Convocation celebration reflects upon UChicago’s origins and 125-year history

The University’s 525th Convocation ceremony, held Dec. 11 at Rockefeller Memorial Chapel, afforded opportunities for reflection on the 125th anniversary of UChicago’s founding.

President Robert J. Zimmer recalled the meaning that William Rainey Harper, the University’s first president, attached to convocation, as a chance “to bind together into unity the many complex and diverging forms of activity which constitute our University’s life and work.”

As the culmination of a quarterlong 125th anniversary celebration, the convocation ceremony included a 125th anniversary address by President Emeritus Hanna Holborn Gray, the Harry Pratt Judson Distinguished Service Professor Emeritus of History; a special musical performance by the Civic Orchestra of Chicago of the commissioned composition “Twin Spaces, Intertwined,” written by Prof. Anthony Cheung; and the 525th Convocation address to graduating students, “Slowing Down Reason,” given by Judith B. Farquhar, the Max Palevsky Professor of Anthropology Emeritus and of Social Sciences in the College.

Gray noted that “all universities have their own DNA, a distinctive character and tradition, shaped by and in their foundations.” Part of the University of Chicago’s DNA, as reflected in a report that Harper produced for the 10th anniversary, is the encouragement of creative thought as well as self-criticism, she said.
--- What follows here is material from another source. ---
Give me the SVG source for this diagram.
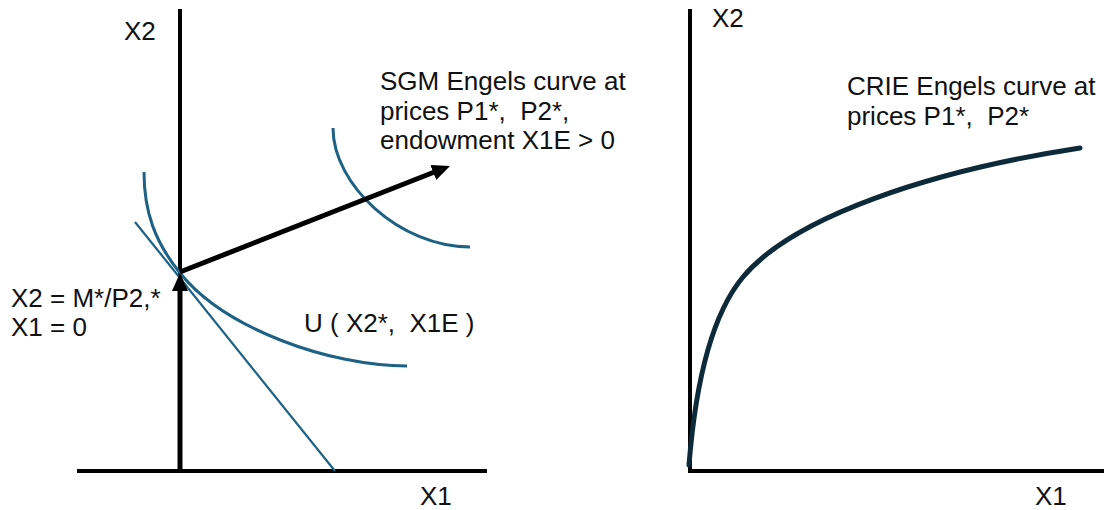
<svg xmlns="http://www.w3.org/2000/svg" width="1104" height="510" viewBox="0 0 1104 510">
  <style>
    .t { font-family: "Liberation Sans", Arial, sans-serif; font-size: 26px; fill: #111; white-space: pre; }
    .axis { stroke: #000; stroke-width: 4; fill: none; }
    .ic { stroke: #1d6185; stroke-width: 3; fill: none; }
    .budget { stroke: #1d6185; stroke-width: 2.2; fill: none; }
    .arrow { stroke: #000; stroke-width: 5; fill: none; }
    .engel { stroke: #0d2a3a; stroke-width: 5; fill: none; stroke-linecap: round; }
  </style>
  <defs>
    <marker id="head" markerUnits="userSpaceOnUse" markerWidth="18" markerHeight="16" viewBox="0 0 18 16" refX="4" refY="8" orient="auto">
      <path d="M0,0 L18,8 L0,16 z" fill="#000"/>
    </marker>
  </defs>

  <g id="left-axes">
    <line class="axis" x1="180" y1="9" x2="180" y2="471"/>
    <line class="axis" x1="77" y1="471" x2="487" y2="471"/>
    <text class="t" x="124" y="40">X2</text>
    <text class="t" x="420" y="505">X1</text>
  </g>

  <g id="indifference-low">
    <path class="ic" d="M144,172 C144,212 155,242 180,273 C225,329 330,366 407,366"/>
  </g>
  <g id="indifference-high">
    <path class="ic" d="M333,128 C333,185 400,247 470,247"/>
  </g>
  <g id="budget-line">
    <line class="budget" x1="135" y1="222" x2="335" y2="471"/>
  </g>

  <g id="connectors">
    <line class="arrow" x1="180" y1="471" x2="180" y2="287" marker-end="url(#head)"/>
    <line class="arrow" x1="180" y1="272" x2="437" y2="171" marker-end="url(#head)"/>
  </g>

  <g id="labels-left">
    <text class="t" x="380" y="90">SGM Engels curve at</text>
    <text class="t" x="380" y="119.5">prices P1*,  P2*,</text>
    <text class="t" x="380" y="149">endowment X1E &gt; 0</text>
    <text class="t" x="11" y="307">X2 = M*/P2,*</text>
    <text class="t" x="11" y="336">X1 = 0</text>
    <text class="t" x="304" y="332">U ( X2*,  X1E )</text>
  </g>

  <g id="right-axes">
    <line class="axis" x1="690" y1="9" x2="690" y2="473"/>
    <line class="axis" x1="688" y1="471" x2="1104" y2="471"/>
    <text class="t" x="712" y="27">X2</text>
    <text class="t" x="1035" y="505">X1</text>
  </g>

  <g id="crie-engel-curve">
    <path class="engel" d="M689,465 C696,377 713,313 743,277 C793,217 930,171 1080,148"/>
    <text class="t" x="847" y="95">CRIE Engels curve at</text>
    <text class="t" x="847" y="125">prices P1*,  P2*</text>
  </g>
</svg>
“In Harper’s words, we can glimpse the distinctive combination of the commitment to tradition and the commitment to innovation that have accompanied its history,” Gray said. “And we can discern also the intensely critical spirit that has animated not only the University’s intellectual life, but its continuing impulse toward self-examination.”

Gray said UChicago’s history “has not been one of unbroken progress,” pointing to specific times of trouble, constraint and even unresolved conflict. At those times, the institution leaned on the leadership of Presidents Robert L. Hutchins and Edward H. Levi, whose steadfastness supported the University’s founding principles, knowing that they could not please everyone.

“The point of our ceremony today in reasserting the continuity of its founding principles is not to invoke a false nostalgia or foolish resistance to change,” said Gray. “It is rather to say that to be reminded of the University’s origins and history is to be reminded of the University’s underlying and enduring strengths, and the hope that future change will proceed in harmony with the essential guidance these offer.”